Primò, le Théatre eſt à vôtre avis l’écôle des paſſions, ſecundò, les Dames Françoiſes ont les mœurs des Vivandieres & ſont cauſe du peu de cas que l’on fait à Paris de la vertu. En troiſiéme lieu les Comédiens ſont des gens ſans mœurs, il n’eſt pas posſible qu’ils en aient, leur état s’y opoſe, & vous ne ſeriez pas ſurpris qu’ils fuſſent des fripons par ce qu’ils en jouent ſouvent le rôle au Théatre. En quatriéme lieu, nouveau Jonas, vous prédiſez la corruption des mœurs de Genève & ſa ruine, comme le Prophete a prédit celle de Ninive.

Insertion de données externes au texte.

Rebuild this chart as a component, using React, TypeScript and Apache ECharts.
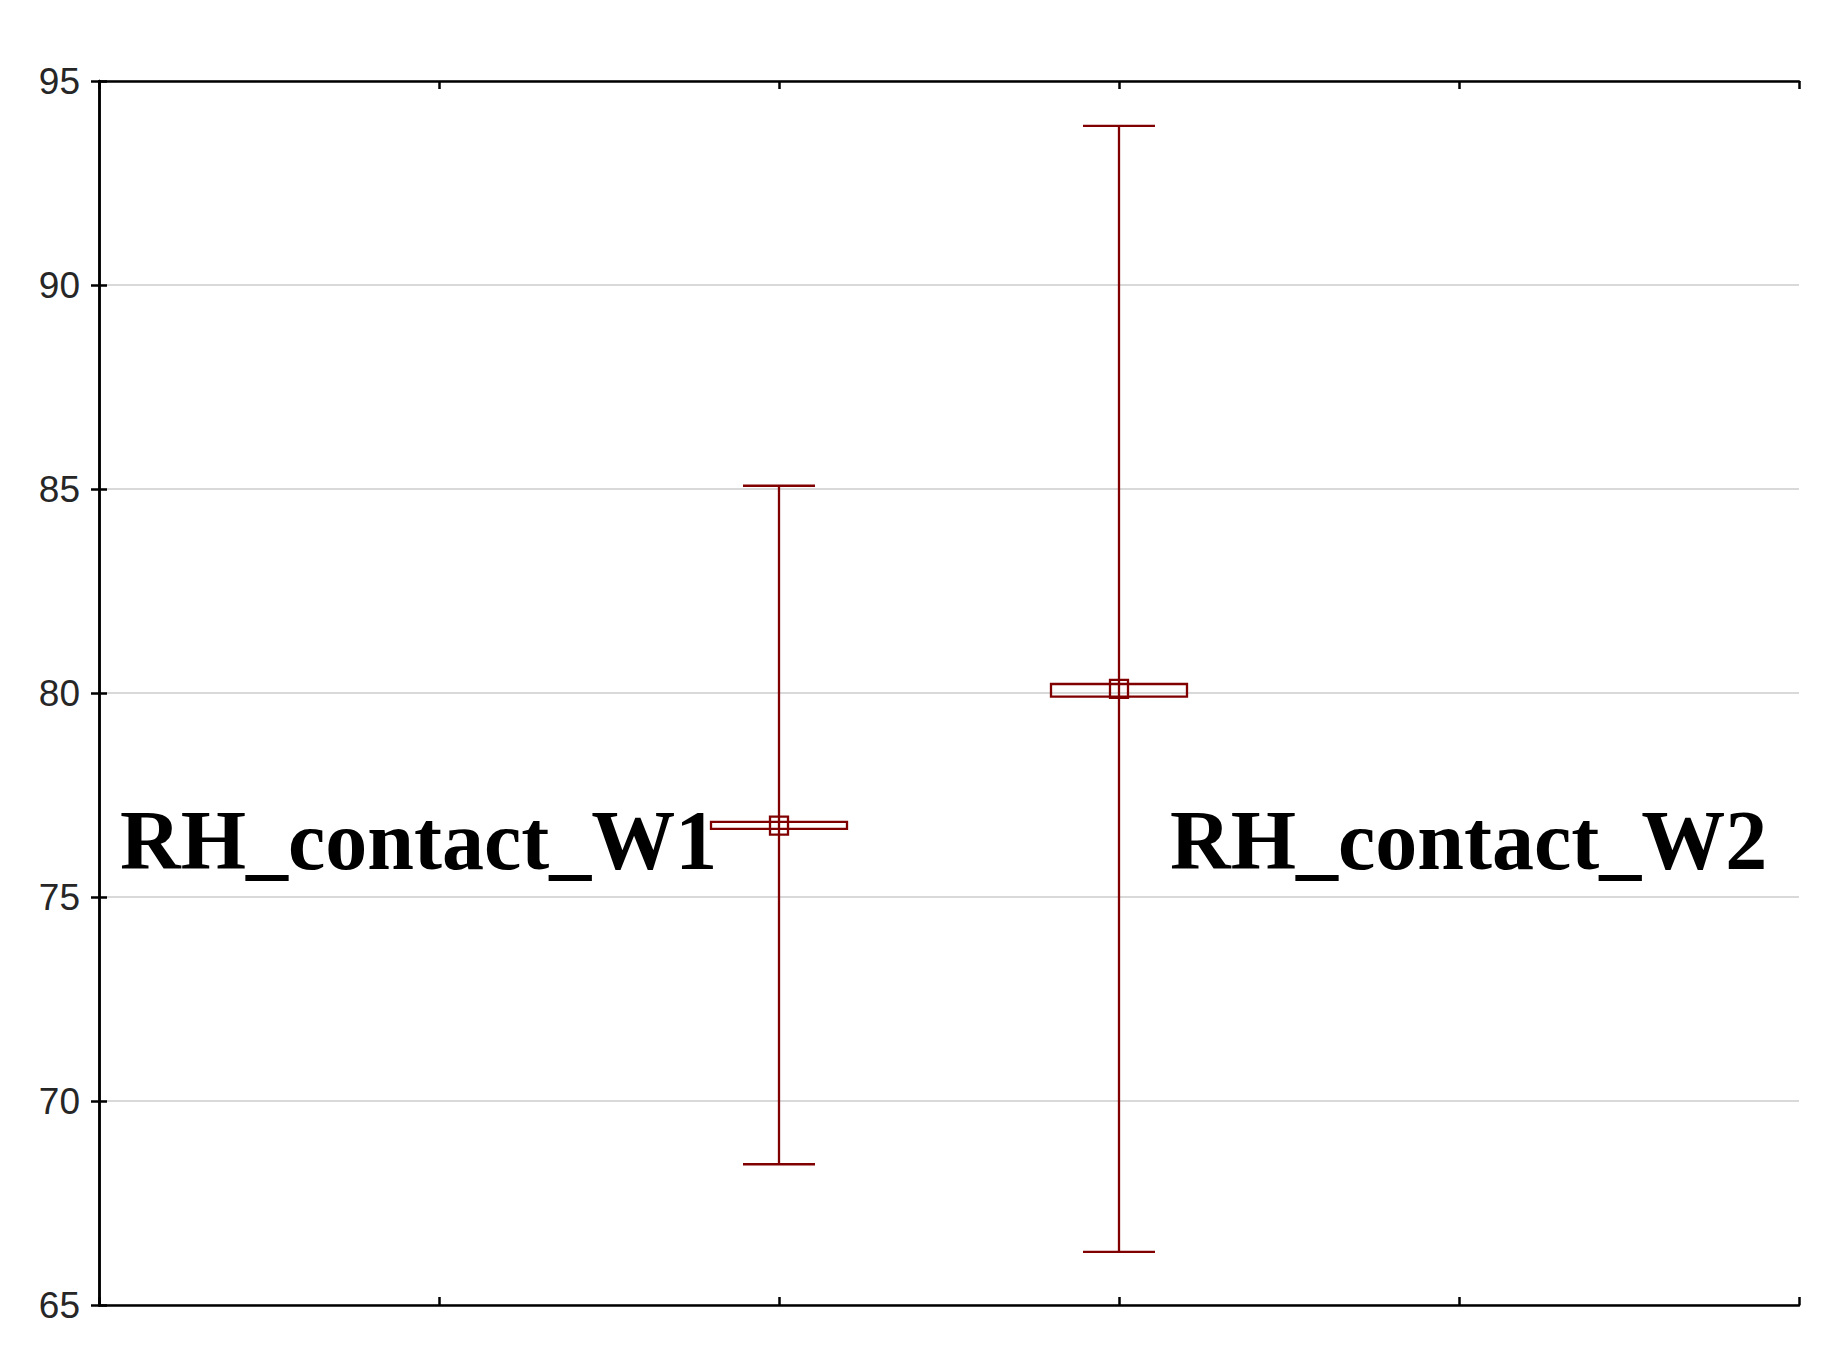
import React, { useEffect, useRef } from "react";
import * as echarts from "echarts";

const categories = ["RH_contact_W1", "RH_contact_W2"];
const xPositions = [2, 3];
const means = [76.75, 80.1];
const boxLow = [76.67, 79.91];
const boxHigh = [76.84, 80.22];
const whiskerLow = [68.45, 66.3];
const whiskerHigh = [85.08, 93.9];
const yTicks = [65, 70, 75, 80, 85, 90, 95];

const RED = "#800000";

export default function App() {
  const ref = useRef<HTMLDivElement>(null);
  useEffect(() => {
    document.body.style.margin = "0";
    const chart = echarts.init(ref.current!, null, { renderer: "svg" });
    const data = categories.map((c, i) => [
      xPositions[i],
      means[i],
      whiskerLow[i],
      whiskerHigh[i],
      boxLow[i],
      boxHigh[i],
    ]);
    const axisLine = { show: true, lineStyle: { color: "#000", width: 2.5 } };
    const axisTick = { show: true, inside: true, length: 8, lineStyle: { color: "#000", width: 2.5 } };
    chart.setOption({
      animation: false,
      grid: { left: 99, right: 30, top: 81, bottom: 48, containLabel: false },
      xAxis: [
        {
          type: "value", min: 0, max: 5, interval: 1, position: "bottom",
          axisLine, axisTick, axisLabel: { show: false }, splitLine: { show: false },
        },
        {
          type: "value", min: 0, max: 5, interval: 1, position: "top",
          axisLine, axisTick, axisLabel: { show: false }, splitLine: { show: false },
        },
      ],
      yAxis: [
        {
          type: "value", min: yTicks[0], max: yTicks[yTicks.length - 1], interval: 5, position: "left",
          axisLine, axisTick,
          axisLabel: {
            show: true, margin: 19, fontSize: 37, color: "#262626",
            fontFamily: "Liberation Sans, Arial, sans-serif",
            padding: [0, 0, 6, 0],
          },
          splitLine: { show: true, lineStyle: { color: "#d9d9d9", width: 2 } },
        },
        {
          type: "value", min: yTicks[0], max: yTicks[yTicks.length - 1], interval: 5, position: "right",
          axisLine, axisTick, axisLabel: { show: false }, splitLine: { show: false },
        },
      ],
      series: [
        {
          type: "custom",
          xAxisIndex: 0,
          yAxisIndex: 0,
          data,
          renderItem: (params: any, api: any) => {
            const x = api.value(0);
            const m = api.coord([x, api.value(1)]);
            const lo = api.coord([x, api.value(2)]);
            const hi = api.coord([x, api.value(3)]);
            const bLo = api.coord([x, api.value(4)]);
            const bHi = api.coord([x, api.value(5)]);
            const cx = m[0];
            const ls = { stroke: RED, lineWidth: 2.3, fill: "none" };
            return {
              type: "group",
              children: [
                { type: "line", shape: { x1: cx, y1: hi[1], x2: cx, y2: lo[1] }, style: ls },
                { type: "line", shape: { x1: cx - 36, y1: hi[1], x2: cx + 36, y2: hi[1] }, style: ls },
                { type: "line", shape: { x1: cx - 36, y1: lo[1], x2: cx + 36, y2: lo[1] }, style: ls },
                {
                  type: "rect",
                  shape: { x: cx - 68, y: bHi[1], width: 136, height: bLo[1] - bHi[1] },
                  style: ls,
                },
                {
                  type: "rect",
                  shape: { x: cx - 9, y: m[1] - 9, width: 18, height: 18 },
                  style: ls,
                },
              ],
            };
          },
        },
      ],
      graphic: [
        {
          type: "text", left: 120, top: 869 - 71,
          style: {
            text: categories[0], fill: "#000",
            font: "bold 84px 'Liberation Serif', 'Times New Roman', serif",
          },
        },
        {
          type: "text", left: 1170, top: 869 - 71,
          style: {
            text: categories[1], fill: "#000",
            font: "bold 84px 'Liberation Serif', 'Times New Roman', serif",
          },
        },
      ],
    });
    return () => chart.dispose();
  }, []);
  return <div ref={ref} style={{ width: 1829, height: 1353 }} />;
}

Le feu, l’enthouſiaſme, l’éloquence dont vous avez embelli ces quatre paradoxes vous ont acquis des partiſans que je veux détromper. Je n’ai pas aſſurement pour plaider la cauſe de la vérité, les avantages dont vous abuſez pour établir vos erreurs ; mais ſon éclat ſuppléera à l’inſuffiſance de ma plume. J’ecarterai ſeulement les nuages dont vous offusquez la raiſon, il ne faut que la montrer pour qu’on la ſuive, un beau ſtile n’ajoute rien à ſa puisſance.